This Thanksgiving we may find it difficult to celebrate. Thanksgiving, like the winter holidays is often thought of as “family holiday”. How many of us find it hard to express gratitude or even be able to find something to be grateful for when we are grieving? It can be difficult but I don’t believe it is impossible to find something to be grateful for while we are walking through the grief journey. What if we thought about those people who continue to “show up” on a regular basis through providing support – a listening ear, a ride to that doctor’s appointment or to the cemetery to complete those painful final arrangements, who stop by with food or to make sure that we are eating the food that has already been dropped off, and the list continues. For me, one of the first things that I find myself expressing gratitude for, is for my loved one’s presence in my life…no matter how long or short that time was.
Over the years I have shared my grief journey with others as I grieved the deaths of friends, family, and even someone whom I only knew for a brief time, but his presence had a lasting effect on me and how I view life. Each person who has been a participant in our life, either as a parent, spouse, child, friend, co-worker, or acquaintance left a lasting impression. I encourage you to think about what that impact has been for you and decide how you want to move forward now. All we really have is this moment, there is no returning to the days of yesterday (other than in our memories) or fast forwarding to tomorrow or some other future date. Right now we have this moment. Are you going to find something to be grateful?
A friend of mine, Mike Lawrence died several years ago. He was close to my age and we had worked together at one time. He wrote a poem “Monster Under My Bed” and in some ways his poem could allude to the grief that we often feel. As we move closer to the Thanksgiving holiday I encourage you to look at the monster under your bed. Look at that which is causing you pain or keeping you stuck from healing and decide what you need to do or become in order to eradicate that monster under your bed. Just like when we were kids and were afraid of the dark or afraid of the “monster under the bed” we realize our fears remain the same – fear of the unknown. What helped us deal with those monsters back then? Talking to someone we trusted and loved? Find that current day someone and reach out. Maybe we were able to talk ourselves through those moments…can you find a way to do that now? Or maybe we gave the monster a name and then were able to make friends with it and guess what…I bet the monster changed form and was gone…at least in the way that brought us fear. Maybe, through practicing gratitude and facing our fears we can find a way to celebrate Thanksgiving in a new way.

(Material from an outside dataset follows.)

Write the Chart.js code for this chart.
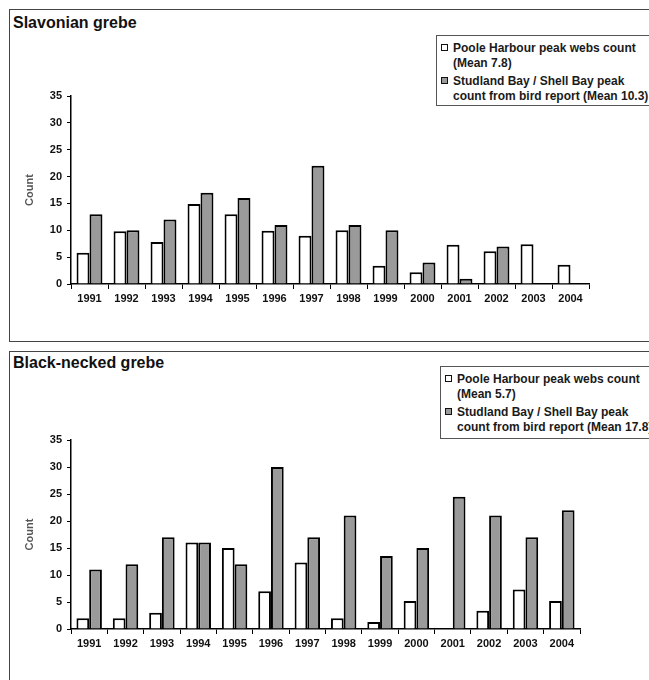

This year may be even more difficult with not being able to get together as easily or with confidence. This may increase feelings of anxiety, loneliness, uncertainty. Honor those feelings and see if you can find a safe way in which to express them. Maybe reach out to a friend via zoom, text, facetime, skype, or call. Please do not feel that you need to be alone during this time. This is a time to remember that you are a blessing and feel like the blessing you are. Reach out, connect with someone you trust and love.